September 20, 2010

Ever feel akward and so out of place?

This weekend was a sad one.    It was unfortunately the anniversary of the death of a woman who I loved like a Mother.  Who I had the honour and priviledge of calling "Mom".  The day was bittersweet.   So after wiping up my tears I ventured out to do what makes me feel better - head out with my camera.  Now on days like this when I don't have any paying customers or willing "volunteers", my daughter is my human guinea pig.   She is my model and muse.  So off we went.   She is a beautiful young girl so capturing the beauty of her is easy.

Now comes the akward and out of place time.....we had a lot of social activites this weekend.   We were at one this weekend where I have never felt so out of place.   One would figure as you get older that social situations with a bunch of strangers would get easier.  I am an outgoing person - I talk to anyone and everyone wherever I go but at this particular event I felt out of place.  We weren't "one of them".  

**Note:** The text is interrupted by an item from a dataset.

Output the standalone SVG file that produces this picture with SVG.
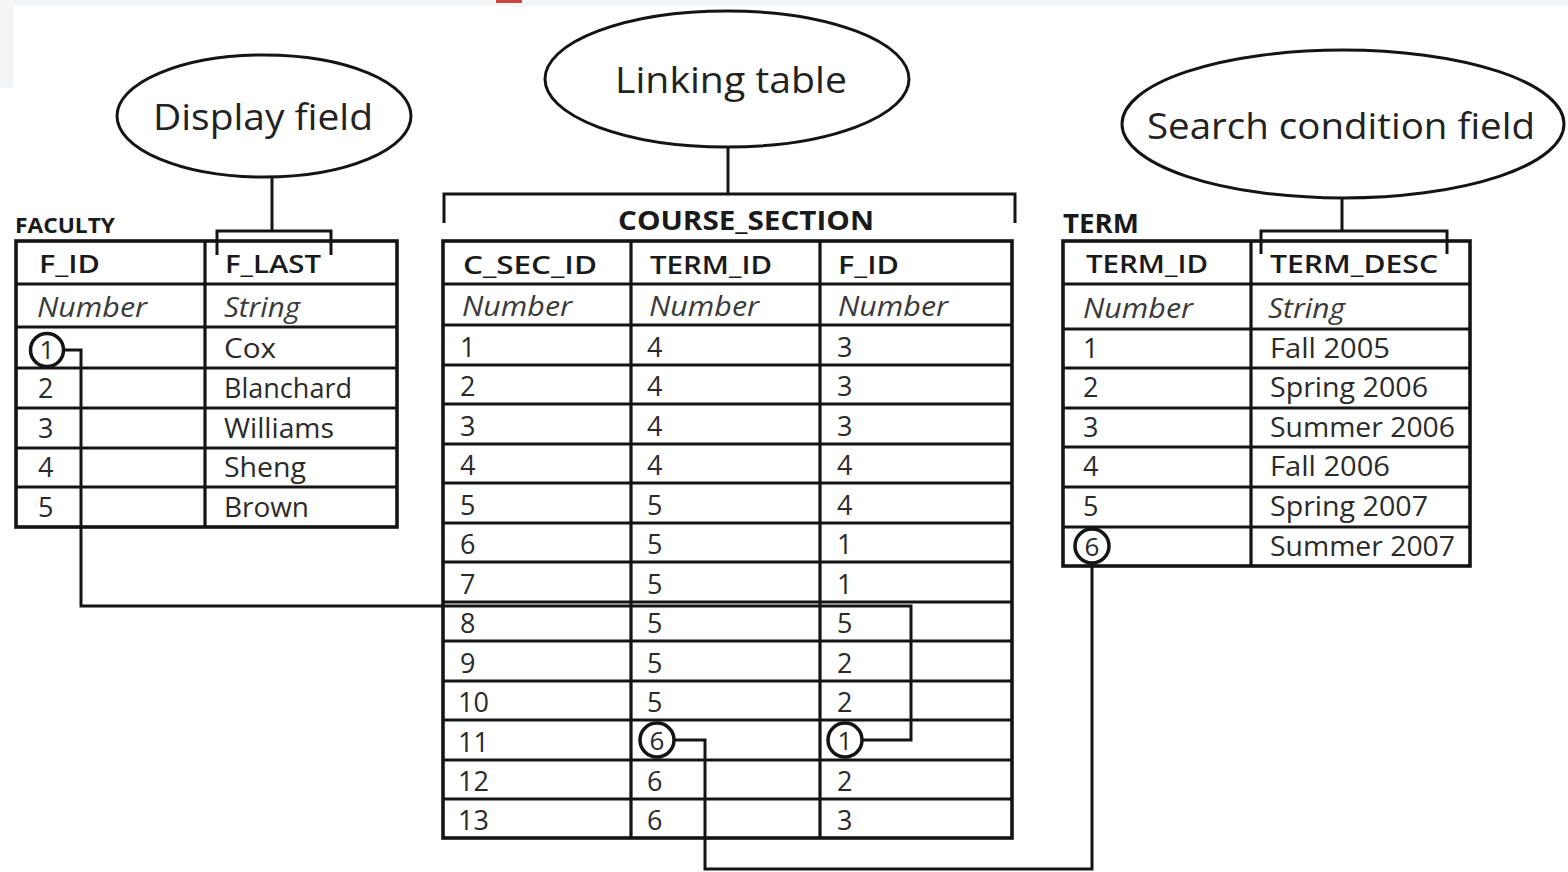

So what makes me feel better when I feel out of sorts?  Depressed?  Not included?  Just not myself?  Photographs.   I sat down with my laptop and I edited pictures.  That makes me happy. 

I still shed some tears before bed for missing my "other Mom", I still felt like an "outsider" with the one event we attended, I appreciated the others we went to but more importantly I got out with my camera.   I spent my not feeling good time working on pics so I went to sleep happy.  Photography makes me happy.